### Exercise instructions
Reproduce exactly, with no pictures, each line from the opening of the material down through the line containing "ax.patch.set_alpha(0)".

── Listing

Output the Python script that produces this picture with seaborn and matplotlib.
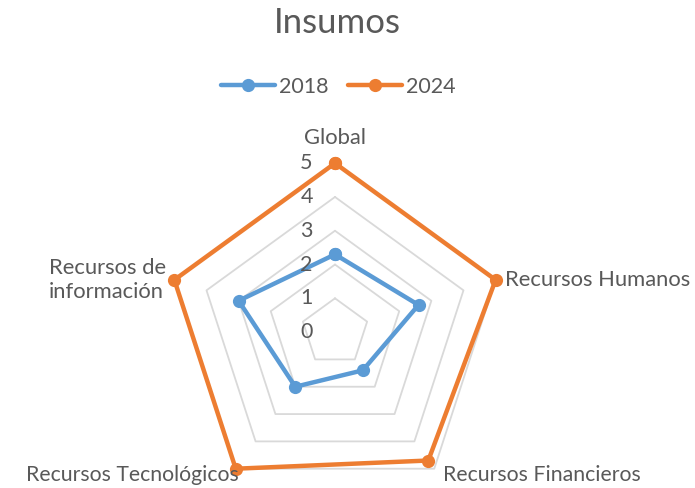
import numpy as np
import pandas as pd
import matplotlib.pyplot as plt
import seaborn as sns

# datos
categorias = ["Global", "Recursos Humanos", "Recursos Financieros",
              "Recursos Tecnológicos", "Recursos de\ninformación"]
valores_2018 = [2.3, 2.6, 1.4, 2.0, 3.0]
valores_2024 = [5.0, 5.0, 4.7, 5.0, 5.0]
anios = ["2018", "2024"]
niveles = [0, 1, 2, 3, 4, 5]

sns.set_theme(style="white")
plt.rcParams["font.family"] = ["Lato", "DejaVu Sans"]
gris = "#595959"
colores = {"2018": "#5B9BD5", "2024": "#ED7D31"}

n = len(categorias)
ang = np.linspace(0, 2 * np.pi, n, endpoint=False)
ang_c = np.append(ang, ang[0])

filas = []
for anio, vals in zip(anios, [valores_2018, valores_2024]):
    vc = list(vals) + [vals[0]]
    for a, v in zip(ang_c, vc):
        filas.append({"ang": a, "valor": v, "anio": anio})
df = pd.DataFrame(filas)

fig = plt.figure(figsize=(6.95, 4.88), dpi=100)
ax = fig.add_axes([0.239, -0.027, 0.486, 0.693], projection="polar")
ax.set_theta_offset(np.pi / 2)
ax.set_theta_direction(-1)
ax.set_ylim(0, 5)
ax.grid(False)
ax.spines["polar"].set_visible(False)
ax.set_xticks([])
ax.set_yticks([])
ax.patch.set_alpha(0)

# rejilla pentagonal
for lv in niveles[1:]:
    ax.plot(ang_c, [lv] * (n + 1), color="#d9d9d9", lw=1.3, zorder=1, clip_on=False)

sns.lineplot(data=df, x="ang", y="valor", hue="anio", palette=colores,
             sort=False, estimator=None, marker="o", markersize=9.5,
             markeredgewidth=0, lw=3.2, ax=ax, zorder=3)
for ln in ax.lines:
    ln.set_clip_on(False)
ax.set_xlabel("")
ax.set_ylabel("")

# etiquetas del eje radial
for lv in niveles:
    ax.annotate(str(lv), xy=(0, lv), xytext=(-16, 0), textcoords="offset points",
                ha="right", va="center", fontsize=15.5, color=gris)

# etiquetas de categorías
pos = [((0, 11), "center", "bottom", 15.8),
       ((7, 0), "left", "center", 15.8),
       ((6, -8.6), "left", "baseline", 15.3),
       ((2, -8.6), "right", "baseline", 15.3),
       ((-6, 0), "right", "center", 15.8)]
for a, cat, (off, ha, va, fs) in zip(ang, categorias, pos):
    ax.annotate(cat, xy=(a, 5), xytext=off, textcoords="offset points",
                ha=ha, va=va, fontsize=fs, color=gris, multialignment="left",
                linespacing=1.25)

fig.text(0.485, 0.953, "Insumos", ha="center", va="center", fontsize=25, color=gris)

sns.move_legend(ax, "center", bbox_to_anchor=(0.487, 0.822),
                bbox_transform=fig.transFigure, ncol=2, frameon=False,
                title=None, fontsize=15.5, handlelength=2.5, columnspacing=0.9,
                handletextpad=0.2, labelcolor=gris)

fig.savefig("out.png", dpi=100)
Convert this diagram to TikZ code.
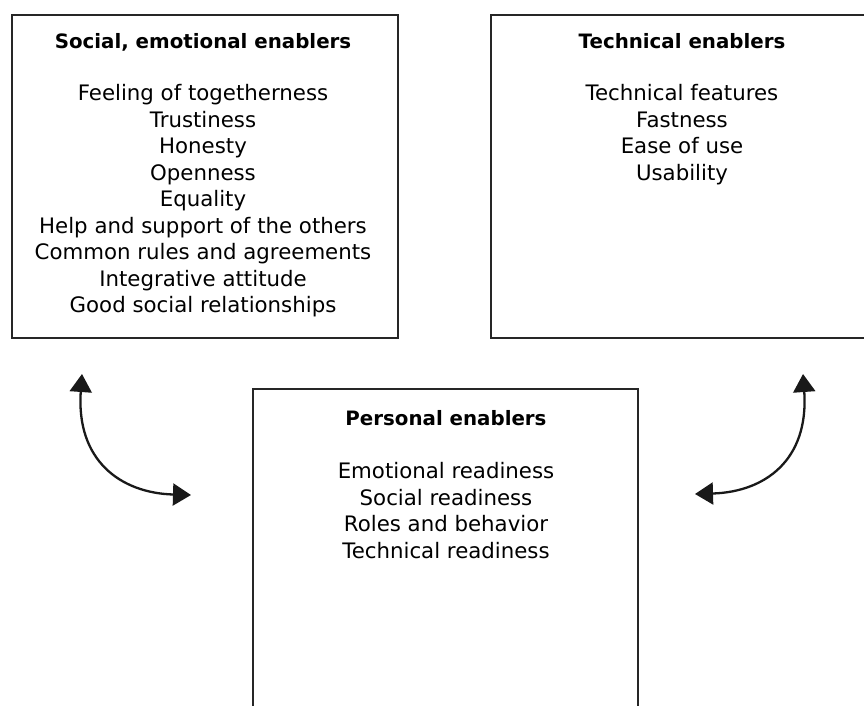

────

### Exercise response
Output the Python script that produces this picture with seaborn and matplotlib.
import numpy as np
import pandas as pd
import matplotlib.pyplot as plt
import seaborn as sns

# datos
categorias = ["Global", "Recursos Humanos", "Recursos Financieros",
              "Recursos Tecnológicos", "Recursos de\ninformación"]
valores_2018 = [2.3, 2.6, 1.4, 2.0, 3.0]
valores_2024 = [5.0, 5.0, 4.7, 5.0, 5.0]
anios = ["2018", "2024"]
niveles = [0, 1, 2, 3, 4, 5]

sns.set_theme(style="white")
plt.rcParams["font.family"] = ["Lato", "DejaVu Sans"]
gris = "#595959"
colores = {"2018": "#5B9BD5", "2024": "#ED7D31"}

n = len(categorias)
ang = np.linspace(0, 2 * np.pi, n, endpoint=False)
ang_c = np.append(ang, ang[0])

filas = []
for anio, vals in zip(anios, [valores_2018, valores_2024]):
    vc = list(vals) + [vals[0]]
    for a, v in zip(ang_c, vc):
        filas.append({"ang": a, "valor": v, "anio": anio})
df = pd.DataFrame(filas)

fig = plt.figure(figsize=(6.95, 4.88), dpi=100)
ax = fig.add_axes([0.239, -0.027, 0.486, 0.693], projection="polar")
ax.set_theta_offset(np.pi / 2)
ax.set_theta_direction(-1)
ax.set_ylim(0, 5)
ax.grid(False)
ax.spines["polar"].set_visible(False)
ax.set_xticks([])
ax.set_yticks([])
ax.patch.set_alpha(0)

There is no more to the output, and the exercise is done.